The budget for the initiative is $300,00 a year, with $60,000 going to each of the reporters and $75,000 paid to the editor. The journalists have the same benefits, 401K contributions and salary levels as other Bee reporters, Ritchey noted.

“We are making our reporting accessible to other media,” he added. “We have a partnership with (the local Univision Spanish-language TV channel), which will be pushing out some of our education reporting. This way we can really amplify our voice in the community.”

To measure the impact of the Education Lab, the Bee created a tracker that will report on engagement, laws and policies that are changed as a result of the reporting, and new initiatives that are launched by local governments or school boards.

Making an impact is vitally important when seeking this kind of alternate funding, said Annie Madonia, the chief advancement officer for The Lenfest Institute, a philanthropy that has grown in three years from 32 donors to 580 donors and from about $1 million in 2016 to $3.6 million last year.

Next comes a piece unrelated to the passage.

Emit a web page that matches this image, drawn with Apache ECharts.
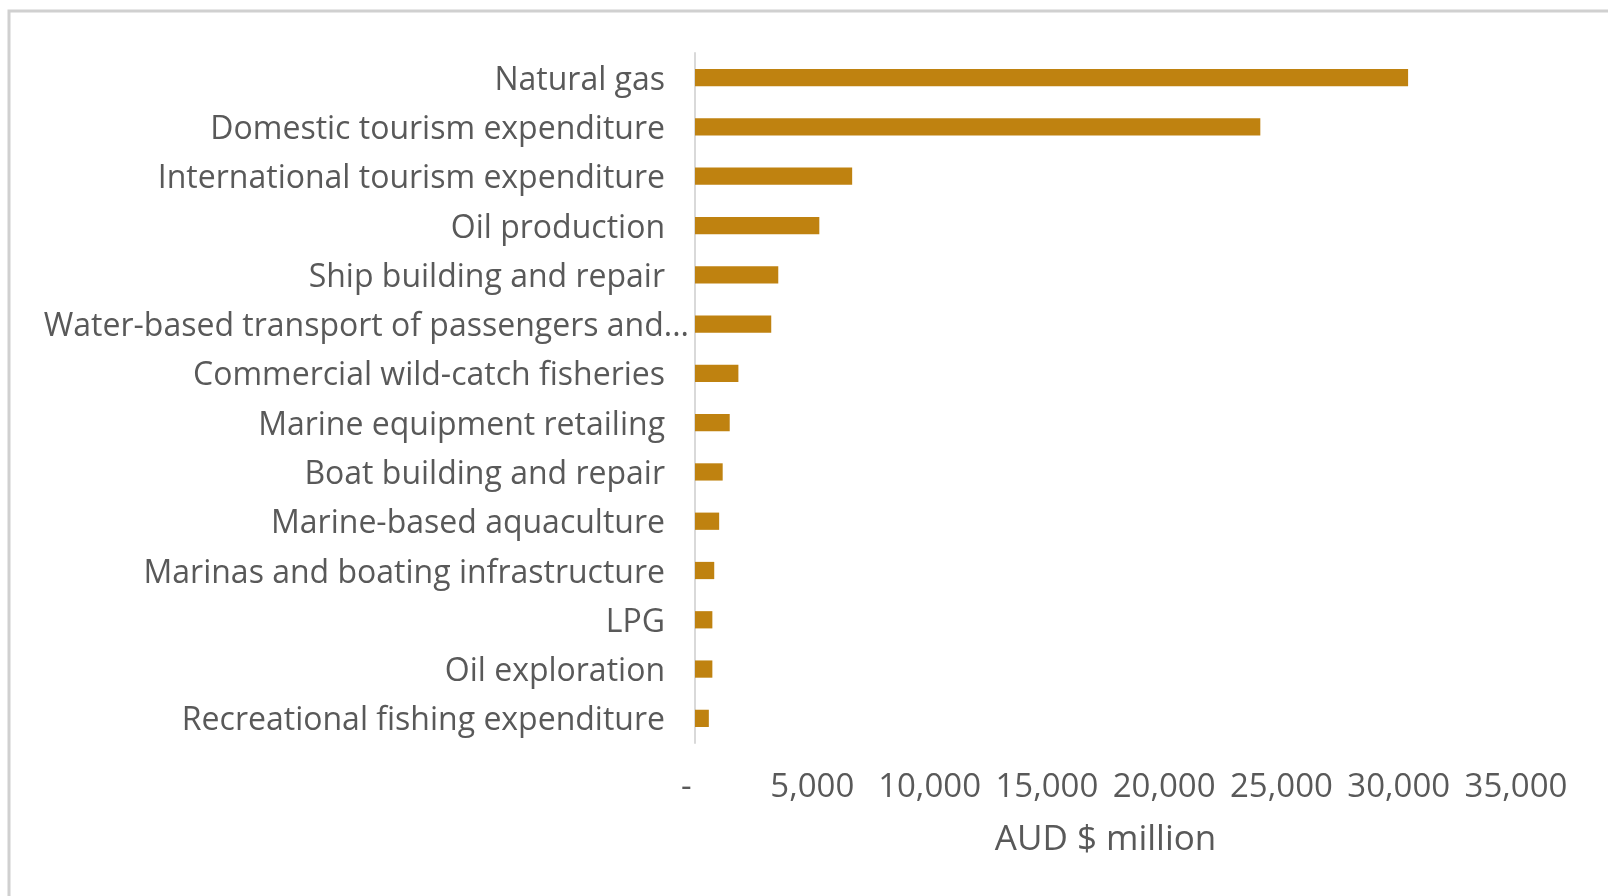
<!DOCTYPE html>
<html>
<head>
<meta charset="utf-8">
<script src="https://cdn.jsdelivr.net/npm/echarts@6/dist/echarts.min.js"></script>
<style>
  html, body { margin: 0; padding: 0; background: #ffffff; }
  #chart { width: 1608px; height: 896px; }
</style>
</head>
<body>
<div id="chart"></div>
<script>
// Marine industry output, AUD $ million (top to bottom as listed)
const categories = [
  'Natural gas',
  'Domestic tourism expenditure',
  'International tourism expenditure',
  'Oil production',
  'Ship building and repair',
  'Water-based transport of passengers and freight',
  'Commercial wild-catch fisheries',
  'Marine equipment retailing',
  'Boat building and repair',
  'Marine-based aquaculture',
  'Marinas and boating infrastructure',
  'LPG',
  'Oil exploration',
  'Recreational fishing expenditure'
];
const values = [30400, 24100, 6700, 5300, 3550, 3250, 1850, 1480, 1180, 1030, 820, 740, 740, 590];
const valueTicks = [0, 5000, 10000, 15000, 20000, 25000, 30000, 35000];

const textColor = '#595959';
const fontFamily = '"Open Sans", "Noto Sans", sans-serif';

// long names are cut short and sit a little closer to the axis
const categoryData = categories.map(name => name.length > 40
  ? { value: name, textStyle: {
      width: 648, overflow: 'truncate', ellipsis: '...',
      verticalAlign: 'top', lineHeight: 6, padding: [0, -24, 0, 0] } }
  : name);

const chart = echarts.init(document.getElementById('chart'));
chart.setOption({
  animation: false,
  backgroundColor: '#ffffff',
  graphic: [
    // frame edges of the chart area
    { type: 'rect', shape: { x: 9, y: 11, width: 1620, height: 900 },
      style: { fill: 'none', stroke: '#d0d0d0', lineWidth: 3 } }
  ],
  grid: { left: 695, right: 92, top: 53, bottom: 153, containLabel: false },
  xAxis: {
    type: 'value',
    min: valueTicks[0],
    max: valueTicks[valueTicks.length - 1],
    interval: valueTicks[1] - valueTicks[0],
    name: 'AUD $ million',
    nameLocation: 'middle',
    nameGap: 80,
    nameTextStyle: { color: textColor, fontSize: 35, fontFamily },
    axisLine: { show: false },
    axisTick: { show: false },
    splitLine: { show: false },
    axisLabel: {
      color: textColor, fontSize: 33, fontFamily, margin: 28,
      formatter: v => v === 0 ? '-  ' : v.toLocaleString('en-US')
    }
  },
  yAxis: {
    type: 'category',
    data: categoryData,
    inverse: true,
    axisLine: { show: true, lineStyle: { color: '#d9d9d9', width: 2 } },
    axisTick: { show: false },
    axisLabel: {
      color: textColor, fontSize: 32, fontFamily, margin: 30,
      // nudges each name slightly below its bar's centre line
      verticalAlign: 'top', lineHeight: 6
    }
  },
  series: [{
    type: 'bar',
    data: values,
    barCategoryGap: '65%',
    itemStyle: { color: '#BF8210' }
  }]
});
</script>
</body>
</html>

“It’s important to remember that nobody wants to donate to save your newspaper or your business — they want to donate for the impact you can do,” she said.

The same message was delivered by the Knight Foundation, a major funder of journalism.

“We have to have a great impact in our community,” said Jennifer Preston, the foundation’s vice president, journalism. “If we do, we will get donations.”

She advised newspapers to think of the donor base in their communities the way the ballet company or symphony orchestra thinks about donors.

“At the Knight Foundation, we are spending a lot of time studying how the arts community approaches donors,” she said.